After that day, Tuegel, 27, who was raised on Lake Bridgeport in North Texas, trained harder, practiced more and even skied through the winter. She turned pro at age 15 and went around the globe competing in some of the most beautiful countries in the world.

By the time she decided to trade in her skis for law school, Tuegel, now a criminal defense attorney in Waco, had become the best female water skier Texas has produced. She won the collegiate national championship in 2002, the World Cup championship in 2005 and was rated No. 1 in the United States and No. 3 in the world in women’s slalom in 2007.

With the financial backing of sponsors and a training stipend from the U.S. Olympic Committee, Tuegel competed in professional World Cup water skiing events in Australia, Austria, Canada, China, Chile, Denmark, France, Greece, Ireland, Russia and Switzerland.

In her first pro event in New York when she was a high school sophomore, Tuegel and her fellow contestants skied around the Statue of Liberty to gain publicity and support for their sport.

While Tuegel was too young to remember it, Tuegel’s father, Mike Simpson, a prominent plaintiffs’ attorney in North Texas, said his talented daughter was a natural on the water not long after she skied for the first time at age 4 on the Brazos River, just north of Lake Whitney.

Simpson, who grew up in Valley Mills, vividly remembers the day when his 12-year-old daughter weighed her options and decided to be a champion.

“She was devastated. She said, ‘Dad, I don’t think this is my sport. I choked. I want to do something else.’ I said, ‘That is fine. You can either quit or be the very best.’ I made that statement to her and then just left it for her to think over.”

The next morning, Tuegel woke up her father at 5 a.m. and told him they were going skiing. They practiced all day, Simpson said.

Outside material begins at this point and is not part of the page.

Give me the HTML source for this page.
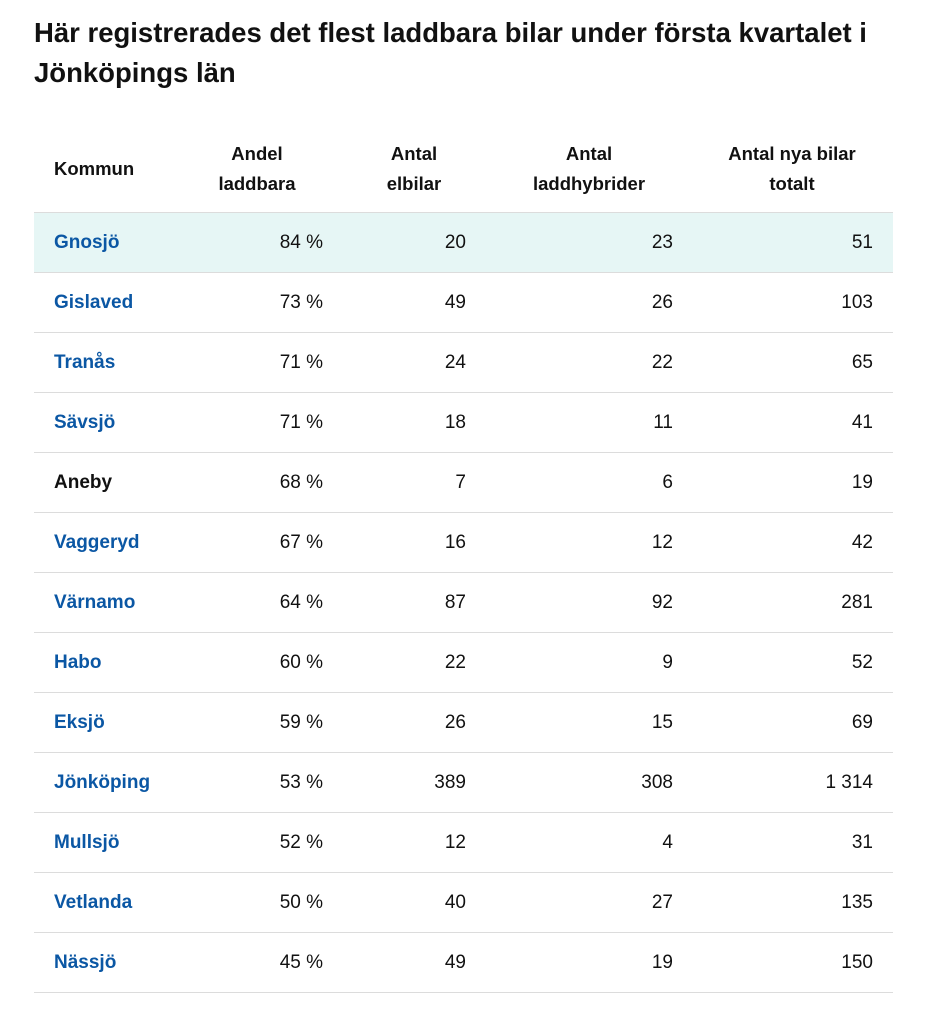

“You could just see the look in her eyes and see that she was going to be the best,” Simpson said. “We never said another word about it, and the next year she qualified for Junior Olympics. From then on, she just took off.”

Growing up a stone’s throw from Lake Bridgeport certainly made training easier. Simpson said local residents grew accustomed to seeing him and his daughter out on the water at all hours and at all times of the year.

At 5 feet 11 inches, the willowy Tuegel is not only built for the length and extension required for slalom skiing, she also was a talented basketball player at Bridgeport High School.

She and her family were in Greece for the 2000 Junior World Championships when they were walking to dinner. Tuegel missed a step, slipped off the sidewalk and broke a bone in her foot.

While she continued to ski in the tournament and barely missed making the finals, she was forced to miss the rest of her basketball games that year.

Water skiing is the national sport of Greece, and the Greeks were pushing that year for water skiing to be added as an Olympic sport. If it had, Tuegel would have been a member of the U.S. Olympic team, she said.

Ultimately, the International Olympic Committee rejected the sport because it uses a boat and a motor, nonhuman variables the committee was unwilling to factor into the competition.

In slalom skiing, the boat is set on cruise control at 34 mph and goes down the middle of two sets of buoys. Competitors alternate from side to side skiing around the buoys and continue until someone falls or misses a buoy.

After each pass, the rope is shortened, making the skiers cut sharper around the buoys at speeds that can reach up to 80 mph.

As one of the top athletes in her sport, Tuegel got funding from the U.S. Olympic Committee to pay for training. Though water skiing is not an Olympic sport, there is still hope that it will become one. So the committee pays athletes to train just in case.

After high school, Tuegel chose Rollins College, a small liberal arts school in Winter Park, Fla. The school has a good academic reputation, Tuegel said, but it also was located at one of the more popular water-skiing hubs.

After skiing around the world with much success, Tuegel said she decided it was time for a change. But she admits now that she looks back and wonders how good she could have become because most women skiers hit their peak in their late 20s.

“I still had a lot left in me, but you can’t be an athlete forever, and it was just time to move on and do something different,” she said.

Tuegel enrolled in Baylor Law School, where she met her husband, Andrew. She now works with attorneys Rod Goble, Vik Deivanayagam and David Bass.

“She did an internship in our office and she showed us that she had the energy, the intellect and the focus to also become a world-class attorney,” Goble said. “I was very impressed with the fact that at the time she was traveling around the world winning the world cup, she also managed to graduate from college magna cum laude. I think that speaks volumes about her. We really are lucky to have her.”

Tuegel and her husband were married in September 2010 after squaring off a few times on opposite sides in law school exercises.

He said her competitiveness in sports is now carrying over to her legal career.

“If she is doing something, it is 100 percent,” Andrew Tuegel said. “There is no intermediate. If she is doing something, she is in it to win it. She wants to be the best in whatever she does.”